Beyond Man I Need, numerous other songs have resonated massively: this week she and Sam Fender are at No 1 for a second week with their collaboration Rein Me In – after a historic 35-week climb to the top – and Dean is also at No 2 with So Easy (To Fall in Love).
Willem Ward, the Capitol A&R Dean chose to work with on The Art of Loving, says Dean is “intentional with everything she does”. While writing The Art of Loving, he says, “she was reading books by [authors such as] bell hooks, which were quite informative for her,” he says. “One of the first things she said was, ‘Sometimes, the saying get outside of your comfort zone is confusing to me, because I really want to be in my comfort zone.’”

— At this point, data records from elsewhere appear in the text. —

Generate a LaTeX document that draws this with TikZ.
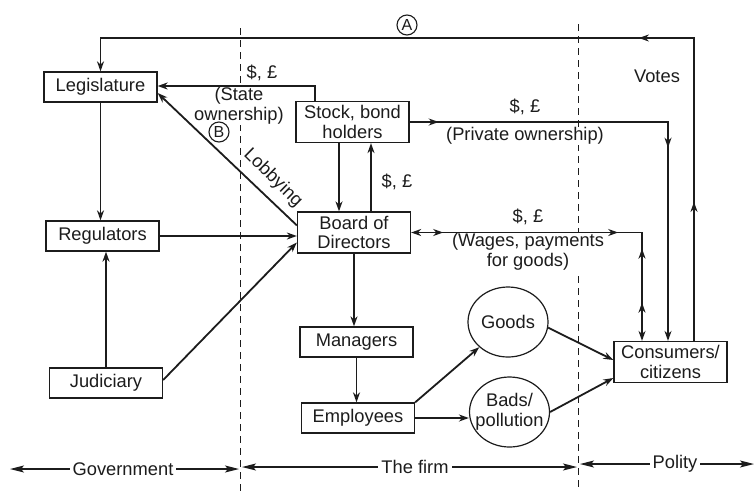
\documentclass[tikz,border=0pt]{standalone}
\usepackage{fontspec}
\setmainfont{Liberation Sans}
\usetikzlibrary{arrows.meta,shapes.geometric,decorations.markings,calc}

\definecolor{ink}{RGB}{28,28,28}

\begin{document}
\begin{tikzpicture}[x=1pt,y=-1pt,
  every node/.style={font=\fontsize{18.3}{19.5}\selectfont, text=ink},
  >={Stealth[length=10pt,width=7pt]},
  box/.style={draw=ink,line width=1.3pt,minimum width=113pt,minimum height=30pt,inner sep=4pt,align=center},
  blob/.style={draw=ink,line width=1.2pt,ellipse,minimum width=80pt,minimum height=70pt,inner sep=0pt},
  link/.style={draw=ink,line width=1.8pt},
  divider/.style={draw=ink,line width=1pt,dash pattern=on 7pt off 5pt},
  span/.style={draw=ink,line width=1.4pt,{Stealth[length=14pt,width=7pt,inset=3pt]}-{Stealth[length=14pt,width=7pt,inset=3pt]}},
  lbl/.style={fill=white,inner sep=0.5pt},
  circ/.style={circle,draw=ink,line width=1.1pt,inner sep=0pt,minimum size=20pt,font=\fontsize{16}{16}\selectfont},
  midtip/.style={postaction={decorate,decoration={markings,mark=at position #1 with {\arrow{>}}}}},
  midtiprev/.style={postaction={decorate,decoration={markings,mark=at position #1 with {\arrowreversed{>}}}}},
]
\fill[white] (0,0) rectangle (754,491);
\useasboundingbox (0,0) rectangle (754,491);

% sector boundaries
\draw[divider] (240,28) -- (240,491);
\draw[divider] (578,24) -- (578,491);

% flow labels (white ground hides the boundary lines behind them)
\node[circ] at (407,25) {A};
\node at (657,76) {Votes};
\node at (262,73) {\$, £};
\node[lbl,align=center] at (239,106) {(State\\ownership)};
\node[circ,fill=white] at (219,132) {B};
\node[rotate=-44.5] at (273,178) {Lobbying};
\node at (525,107) {\$, £};
\node[lbl] at (525,136) {(Private ownership)};
\node at (397,182) {\$, £};
\node at (528,217) {\$, £};
\node[lbl,align=center] at (528,252) {(Wages, payments\\for goods)};

% boxes
\node[box] (leg)   at (100.5,87)  {Legislature};
\node[box] (reg)   at (102.5,236) {Regulators};
\node[box] (jud)   at (106,383)   {Judiciary};
\node[box] (stock) at (352.5,122) {Stock, bond\\holders};
\node[box] (board) at (354,232.5) {Board of\\Directors};
\node[box] (mgr)   at (356.5,342) {Managers};
\node[box] (emp)   at (358,418)   {Employees};
\node[box] (cons)  at (670.5,362) {Consumers/\\citizens};
\node[blob] (goods) at (508,322) {};
\node[align=center] at (goods) {Goods};
\node[blob] (bads) at (509.5,412) {};
\node[align=center] at (bads) {Bads/\\pollution};

% votes loop (A)
\coordinate (votesfoot) at ([xshift=23.5pt]cons.north);
\coordinate (votesR) at (votesfoot |- 0,38);
\coordinate (votesL) at (leg.north |- 0,38);
\draw[link,->,midtip=139pt,midtip=358pt] (votesfoot) -- (votesR) -- (votesL) -- (leg.north);

% state ownership
\coordinate (soFoot) at ([xshift=-37.5pt]stock.north);
\coordinate (soTop) at (soFoot |- 0,86);
\draw[link,->] (soFoot) -- (soTop) -- (soTop -| leg.east);

% lobbying
\draw[link,->] ([yshift=-14pt]board.north west) -- ([yshift=-6pt]leg.east);

% private ownership
\coordinate (poCorner) at ([xshift=-2.5pt]cons.north |- stock.east);
\draw[link,->,midtip=29pt,midtip=284pt] (stock.east) -- (poCorner) -- (poCorner |- cons.north);

% wages, payments for goods
\coordinate (wCorner) at ([xshift=-28.5pt]cons.north |- board.east);
\draw[link,<->,midtip=32pt,midtip=207pt,midtiprev=247pt,midtiprev=301pt]
  (board.east) -- (wCorner) -- (wCorner |- cons.north);

% government side
\draw[link,->] (leg.south) -- (leg.south |- reg.north);
\draw[link,->] (jud.north) -- (jud.north |- reg.south);
\draw[link,->] (reg.east) -- (reg.east -| board.west);
\draw[link,->] ([yshift=3pt]jud.east) -- ([yshift=-10pt]board.west);

% within the firm
\coordinate (sbA) at ([xshift=-13.5pt]stock.south);
\draw[link,->] (sbA) -- (sbA |- board.north);
\coordinate (bsA) at ([xshift=17pt]board.north);
\draw[link,->] (bsA) -- (bsA |- stock.south);
\draw[link,->] (board.south) -- (board.south |- mgr.north);
\draw[link,->] (mgr.south) -- (mgr.south |- emp.north);
\draw[link,->] (emp.north east) -- (goods.south west);
\draw[link,->] (emp.east) -- (emp.east -| bads.west);
\draw[link,->] (goods.-8) -- ([yshift=2pt]cons.west);
\draw[link,->] (bads.east) -- ([yshift=-16pt]cons.west);

% sector spans
\coordinate (govL) at (10,469);
\coordinate (govR) at (239,469);
\draw[span] (govL) -- (govR);
\coordinate (firmL) at (242,467);
\coordinate (firmR) at (577,467);
\draw[span] (firmL) -- (firmR);
\coordinate (polL) at (580,464);
\coordinate (polR) at (754,464);
\draw[span] (polL) -- (polR);
\node[lbl,inner sep=3pt] at (123,469) {Government};
\node[lbl,inner sep=3pt] at (415,467) {The firm};
\node[lbl,inner sep=3pt] at (675,464) {Polity};
\end{tikzpicture}
\end{document}
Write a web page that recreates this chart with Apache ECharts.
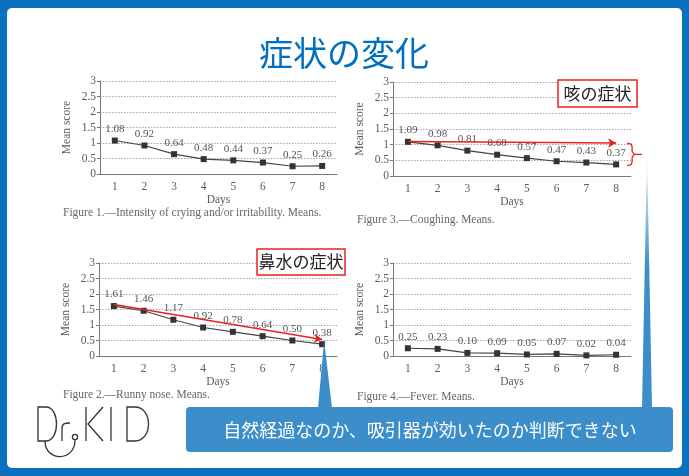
<!DOCTYPE html>
<html><head><meta charset="utf-8">
<script src="https://cdn.jsdelivr.net/npm/echarts@6/dist/echarts.min.js"></script>
<style>html,body{margin:0;padding:0;background:#0a71bf;} #c{width:689px;height:476px;}</style>
</head><body><div id="c"></div>
<script>
const days = ['1','2','3','4','5','6','7','8'];
const cryingScores   = [1.08, 0.92, 0.64, 0.48, 0.44, 0.37, 0.25, 0.26];
const coughingScores = [1.09, 0.98, 0.81, 0.68, 0.57, 0.47, 0.43, 0.37];
const runnyScores    = [1.61, 1.46, 1.17, 0.92, 0.78, 0.64, 0.50, 0.38];
const feverScores    = [0.25, 0.23, 0.10, 0.09, 0.05, 0.07, 0.02, 0.04];
const captions = [
  'Figure 1.\u2014Intensity of crying and/or irritability. Means.',
  'Figure 3.\u2014Coughing. Means.',
  'Figure 2.\u2014Runny nose. Means.',
  'Figure 4.\u2014Fever. Means.'
];
const titleText = '症状の変化';
const coughTag = '咳の症状';
const noseTag = '鼻水の症状';
const calloutText = '自然経過なのか、吸引器が効いたのか判断できない';
// red trend arrows [start value at day 1, end value at day 8]
const coughArrow = [1.10, 1.05];
const noseArrow = [1.66, 0.53];
const coughBrace = [1.05, 0.33];

const SERIF = '"Liberation Serif", "DejaVu Serif", serif';
const JP = '"Noto Sans CJK JP", sans-serif';
const GRAY = '#5a5a5a';

const grids = [
  {left: 100, top: 81, width: 237, height: 93},
  {left: 393, top: 82, width: 238, height: 94},
  {left: 99, top: 263, width: 238, height: 93},
  {left: 393, top: 263, width: 238, height: 93}
];
const seriesData = [cryingScores, coughingScores, runnyScores, feverScores];

const xAxes = grids.map((g, i) => ({
  type: 'category', gridIndex: i, data: days, boundaryGap: true,
  name: 'Days', nameLocation: 'middle', nameGap: 19,
  nameTextStyle: {fontFamily: SERIF, fontSize: 11.5, color: GRAY},
  axisLine: {lineStyle: {color: '#777', width: 1}},
  axisTick: {inside: true, length: 3, lineStyle: {color: '#777'}},
  axisLabel: {fontFamily: SERIF, fontSize: 11.5, color: GRAY, margin: 7}
}));
const yAxes = grids.map((g, i) => ({
  type: 'value', gridIndex: i, min: 0, max: 3, interval: 0.5,
  name: 'Mean score', nameLocation: 'middle', nameGap: 27, nameRotate: 90,
  nameTextStyle: {fontFamily: SERIF, fontSize: 11.5, color: GRAY},
  axisLine: {show: true, lineStyle: {color: '#777', width: 1}},
  axisTick: {show: true, length: 3, lineStyle: {color: '#777'}},
  axisLabel: {fontFamily: SERIF, fontSize: 11.5, color: GRAY, margin: 4},
  splitLine: {show: true, lineStyle: {color: '#a5a5a5', type: [1.5, 1.5], width: 1}}
}));
const arrowLine = (a) => ({
  silent: true, symbol: ['none', 'arrow'], symbolSize: [7, 8],
  lineStyle: {color: '#e8231e', width: 1.5, type: 'solid'},
  label: {show: false},
  data: [[{coord: [days[0], a[0]]}, {coord: [days[days.length - 1], a[1]]}]]
});
const series = seriesData.map((d, i) => {
  const s = {
    type: 'line', xAxisIndex: i, yAxisIndex: i, data: d,
    symbol: 'rect', symbolSize: 6,
    itemStyle: {color: '#333'},
    lineStyle: {color: '#444', width: 1.2},
    label: {show: true, position: 'top', distance: 3, fontFamily: SERIF, fontSize: 11, color: '#555',
      formatter: p => p.value.toFixed(2)}
  };
  if (i === 1) s.markLine = arrowLine(coughArrow);
  if (i === 2) s.markLine = arrowLine(noseArrow);
  return s;
});

const chart = echarts.init(document.getElementById('c'), null, {renderer: 'canvas'});
chart.setOption({
  animation: false,
  backgroundColor: '#0a71bf',
  grid: grids,
  xAxis: xAxes,
  yAxis: yAxes,
  series: series
});

const bTop = chart.convertToPixel({gridIndex: 1}, [days[7], coughBrace[0]]);
const bBot = chart.convertToPixel({gridIndex: 1}, [days[7], coughBrace[1]]);
const noseEnd = chart.convertToPixel({gridIndex: 2}, [days[7], noseArrow[1]]);
const bx = bTop[0] + 16;
const bMid = (bTop[1] + bBot[1]) / 2;
const RED = '#e8231e';
const BLUE = '#3b8ec9';
const ink = {stroke: '#333', lineWidth: 1.3, fill: null};

const capPos = [[63, 213], [357, 220], [63, 395], [357, 397]];
const graphics = [
  {type: 'rect', z: -100, shape: {x: 7, y: 8, width: 675, height: 460, r: 5}, style: {fill: '#fff'}},
  {type: 'text', z: 50, x: 344, y: 53, style: {text: titleText, font: '34px ' + JP, fill: '#0070c0', textAlign: 'center', textVerticalAlign: 'middle'}},
];
captions.forEach((c, i) => graphics.push({type: 'text', z: 50, x: capPos[i][0], y: capPos[i][1],
  style: {text: c, font: '11.5px ' + SERIF, fill: '#666', textAlign: 'left', textVerticalAlign: 'middle'}}));
// tag boxes
graphics.push(
  {type: 'rect', z: 50, shape: {x: 558, y: 80, width: 79, height: 27}, style: {fill: '#fff', stroke: RED, lineWidth: 1.5}},
  {type: 'text', z: 51, x: 597.5, y: 94, style: {text: coughTag, font: '17px ' + JP, fill: '#222', textAlign: 'center', textVerticalAlign: 'middle'}},
  {type: 'rect', z: 50, shape: {x: 257, y: 249, width: 88, height: 26}, style: {fill: '#fff', stroke: RED, lineWidth: 1.5}},
  {type: 'text', z: 51, x: 301, y: 262, style: {text: noseTag, font: '17px ' + JP, fill: '#222', textAlign: 'center', textVerticalAlign: 'middle'}}
);
// brace
graphics.push(
  {type: 'polyline', z: 50, shape: {points: [[bx - 5, bTop[1]], [bx - 1, bTop[1] + 1], [bx, bTop[1] + 4], [bx, bMid - 3], [bx + 2, bMid], [bx, bMid + 3], [bx, bBot[1] - 4], [bx - 1, bBot[1] - 1], [bx - 5, bBot[1]]]}, style: {stroke: RED, lineWidth: 1.3, fill: null}},
  {type: 'line', z: 50, shape: {x1: bx + 2, y1: bMid, x2: bx + 10, y2: bMid}, style: {stroke: RED, lineWidth: 1.3}}
);
// pointers + callout
graphics.push(
  {type: 'polygon', z: 60, shape: {points: [[318, 408], [332, 408], [noseEnd[0] + 2, noseEnd[1] + 1]]}, style: {fill: BLUE}},
  {type: 'polygon', z: 60, shape: {points: [[642, 408], [652, 408], [647, 152]]},
    style: {fill: new echarts.graphic.LinearGradient(0, 0, 0, 1, [{offset: 0, color: '#ffffff'}, {offset: 0.45, color: BLUE}, {offset: 1, color: BLUE}])}},
  {type: 'rect', z: 61, shape: {x: 186, y: 407, width: 487, height: 45, r: 4}, style: {fill: BLUE}},
  {type: 'text', z: 62, x: 430, y: 430, style: {text: calloutText, font: '18px ' + JP, fill: '#fff', textAlign: 'center', textVerticalAlign: 'middle'}}
);
// logo Dr.KID
graphics.push(
  {type: 'polyline', z: 50, shape: {points: [[46, 407], [38, 407], [38, 441], [46, 441]]}, style: ink},
  {type: 'bezierCurve', z: 50, shape: {x1: 46, y1: 407, cpx1: 60, cpy1: 407, cpx2: 60, cpy2: 441, x2: 46, y2: 441}, style: ink},
  {type: 'bezierCurve', z: 50, shape: {x1: 45, y1: 441, cpx1: 45, cpy1: 462, cpx2: 75, cpy2: 462, x2: 75, y2: 440}, style: ink},
  {type: 'circle', z: 50, shape: {cx: 75, cy: 437, r: 2.6}, style: ink},
  {type: 'line', z: 50, shape: {x1: 62, y1: 441, x2: 62, y2: 428}, style: ink},
  {type: 'bezierCurve', z: 50, shape: {x1: 62, y1: 428, cpx1: 62, cpy1: 423, cpx2: 66, cpy2: 423, x2: 70, y2: 423}, style: ink},
  {type: 'line', z: 50, shape: {x1: 86, y1: 407, x2: 86, y2: 441}, style: ink},
  {type: 'polyline', z: 50, shape: {points: [[103, 407], [88, 424], [103, 441]]}, style: ink},
  {type: 'line', z: 50, shape: {x1: 111, y1: 407, x2: 111, y2: 441}, style: ink},
  {type: 'polyline', z: 50, shape: {points: [[135, 407], [127, 407], [127, 441], [135, 441]]}, style: ink},
  {type: 'bezierCurve', z: 50, shape: {x1: 135, y1: 407, cpx1: 153, cpy1: 407, cpx2: 153, cpy2: 441, x2: 135, y2: 441}, style: ink}
);
chart.setOption({graphic: graphics});
</script></body></html>
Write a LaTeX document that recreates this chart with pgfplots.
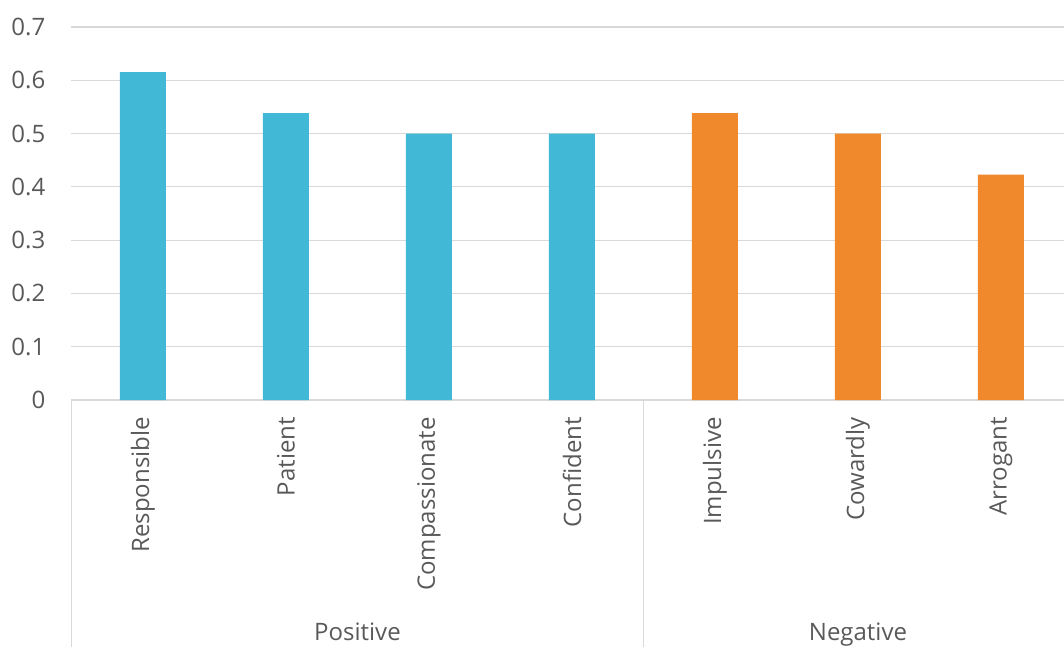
\documentclass[border=0pt]{standalone}
\usepackage{fontspec}
\setmainfont{Open Sans}
\usepackage{pgfplots}
\pgfplotsset{compat=1.18}

\definecolor{posblue}{RGB}{64,184,214}
\definecolor{negorange}{RGB}{239,137,44}
\definecolor{gridgray}{RGB}{217,217,217}
\definecolor{txtgray}{RGB}{89,89,89}

\begin{document}
\begin{tikzpicture}
\clip (-71.5pt,-246pt) rectangle (992.5pt,400pt);
\begin{axis}[
  scale only axis,
  width=1001pt, height=373pt,
  xmin=-0.5, xmax=6.5,
  ymin=0, ymax=0.7,
  clip=false,
  axis x line*=bottom,
  axis y line*=left,
  x axis line style={gridgray, line width=1.2pt, -},
  y axis line style={draw=none},
  major tick length=0pt,
  ymajorgrids,
  grid style={gridgray, line width=1.2pt},
  ytick={0,0.1,0.2,0.3,0.4,0.5,0.6,0.7},
  yticklabels={0,0.1,0.2,0.3,0.4,0.5,0.6,0.7},
  xtick={0,1,2,3,4,5,6},
  xticklabels={Responsible,Patient,Compassionate,Confident,Impulsive,Cowardly,Arrogant},
  every tick label/.append style={font=\fontsize{24}{28}\selectfont, text=txtgray},
  yticklabel style={anchor=east, inner sep=0pt},
  yticklabel shift=26pt,
  xticklabel style={rotate=90, anchor=east, inner sep=0pt},
  xticklabel shift=17pt,
]
\addplot[ybar, bar width=46pt, bar shift=0pt, fill=posblue, draw=none]
  coordinates {(0,0.6154) (1,0.5385) (2,0.5) (3,0.5)};
\addplot[ybar, bar width=46pt, bar shift=0pt, fill=negorange, draw=none]
  coordinates {(4,0.5385) (5,0.5) (6,0.4231)};

% group separators of the two-level category axis
\draw[gridgray, line width=1.2pt] (axis cs:-0.5,0) -- ++(0pt,-270pt);
\draw[gridgray, line width=1.2pt] (axis cs:3.5,0) -- ++(0pt,-270pt);
\draw[gridgray, line width=1.2pt] (axis cs:6.5,0) -- ++(0pt,-270pt);

\node[anchor=base, text=txtgray, font=\fontsize{24}{28}\selectfont]
  at ([yshift=-240pt]axis cs:1.5,0) {Positive};
\node[anchor=base, text=txtgray, font=\fontsize{24}{28}\selectfont]
  at ([yshift=-240pt]axis cs:5,0) {Negative};
\end{axis}
\end{tikzpicture}
\end{document}
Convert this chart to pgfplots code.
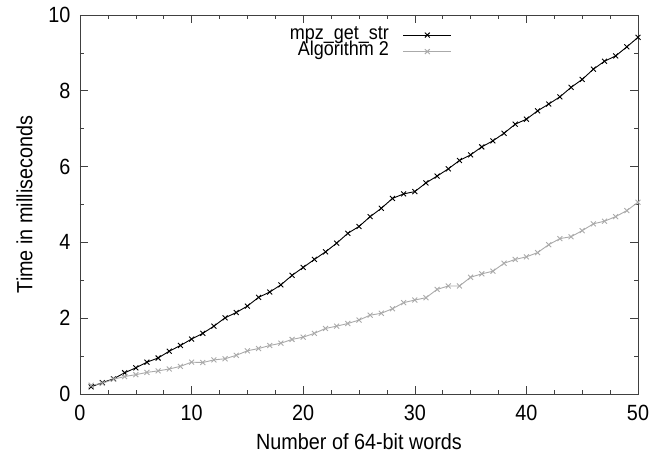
\documentclass[border=0pt]{standalone}
\usepackage{fontspec}
\setmainfont{Liberation Sans}[FakeStretch=0.9]
\usepackage{pgfplots}
\usepackage{pgfplotstable}
\pgfplotsset{compat=1.18}
\pgfplotstableread{
x y
1 0.19
2 0.30
3 0.40
4 0.56
5 0.69
6 0.84
7 0.95
8 1.13
9 1.28
10 1.45
11 1.60
12 1.79
13 2.01
14 2.15
15 2.32
16 2.55
17 2.69
18 2.88
19 3.13
20 3.34
21 3.55
22 3.75
23 3.98
24 4.24
25 4.42
26 4.68
27 4.90
28 5.16
29 5.28
30 5.34
31 5.57
32 5.75
33 5.94
34 6.16
35 6.31
36 6.52
37 6.68
38 6.88
39 7.12
40 7.25
41 7.47
42 7.65
43 7.84
44 8.09
45 8.30
46 8.57
47 8.78
48 8.92
49 9.16
50 9.41
}\mpz
\pgfplotstableread{
x y
1 0.23
2 0.28
3 0.39
4 0.46
5 0.51
6 0.57
7 0.61
8 0.66
9 0.73
10 0.84
11 0.83
12 0.90
13 0.93
14 1.02
15 1.14
16 1.20
17 1.28
18 1.34
19 1.44
20 1.50
21 1.60
22 1.73
23 1.79
24 1.86
25 1.95
26 2.08
27 2.13
28 2.25
29 2.41
30 2.48
31 2.54
32 2.76
33 2.85
34 2.85
35 3.08
36 3.17
37 3.24
38 3.45
39 3.55
40 3.62
41 3.73
42 3.94
43 4.10
44 4.15
45 4.31
46 4.49
47 4.56
48 4.68
49 4.84
50 5.06
}\algtwo
\definecolor{lgray}{RGB}{170,170,170}
\begin{document}
\begin{tikzpicture}
\begin{axis}[
  width=558pt, height=379pt, scale only axis,
  xmin=0, xmax=50, ymin=0, ymax=10,
  xtick={0,10,...,50}, ytick={0,2,...,10},
  minor x tick num=3, minor y tick num=1,
  tick align=inside, major tick length=8pt, minor tick length=4pt,
  axis line style={black!75, line width=0.8pt},
  every tick/.style={black!75, line width=0.6pt},
  tick label style={font=\fontsize{22}{24}\selectfont},
  xticklabel style={yshift=-8pt},
  yticklabel style={xshift=-6pt},
  label style={font=\fontsize{22}{24}\selectfont},
  /pgf/number format/assume math mode=true,
  xlabel={Number of 64-bit words},
  ylabel={Time in milliseconds},
  xlabel style={yshift=-6pt},
  ylabel style={yshift=9pt},
  legend plot pos=right,
  legend cell align=right,
  legend style={at={(axis cs:33.6,9.72)}, anchor=north east, draw=none, fill=none,
    font=\fontsize{20}{20}\selectfont, row sep=2pt,
    nodes={inner sep=0pt, text height=11.5pt, text depth=3pt},
    /tikz/every odd column/.append style={column sep=14pt}},
  legend image code/.code={\draw[mark repeat=2,mark phase=2] plot coordinates {(0pt,0pt) (24pt,0pt) (48pt,0pt)};},
]
\addplot[black, line width=0.9pt, mark=x, mark size=3.5pt, mark options={line width=0.9pt}] table[x=x,y=y] {\mpz};
\addlegendentry{mpz\_get\_str}
\addplot[lgray, line width=0.9pt, mark=x, mark size=3.5pt, mark options={line width=0.9pt}] table[x=x,y=y] {\algtwo};
\addlegendentry{Algorithm 2}
\end{axis}
\pgfresetboundingbox
\path ([shift={(-80pt,-63pt)}]current axis.south west) rectangle ([shift={(25pt,15pt)}]current axis.north east);
\end{tikzpicture}
\end{document}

So, rather than make a pop record in Los Angeles, as so many musicians do, Dean decamped to a house in Hackney, east London, that her label converted into a studio, and worked with a group of producers including Matt Hales and Zach Nahome, who she felt most comfortable with. “When she’s writing, they’re such personal stories,” says Ward. “She wanted to be somewhere physically, and with people [she knew], that allowed her to tap into that.”
Singer-songwriter Tobias Jesso Jr, who co-wrote Man I Need with Dean, tells me that she “just had it all – it was a pleasure to work with her. She was very sure of what she did and did not like, which made the process very easy for both of us. I left those sessions and called my manager and said: ‘She’s amazing, her album’s gonna kill it.’”
Jesso’s prediction came true: The Art of Loving has sold 430,000 copies in the UK alone, a huge figure for any artist, let alone one so young. It’s due in no small part to Man I Need, which is so suffused with the light that Chinouriri mentions, evidenced by Dean’s knockout performances of the song on SNL and at the Grammys. Charrington thinks the song “connected and resonated with people at a time when they need some fun”, before adding: “And it’s a lot of hard work. I will say: she works bloody hard.”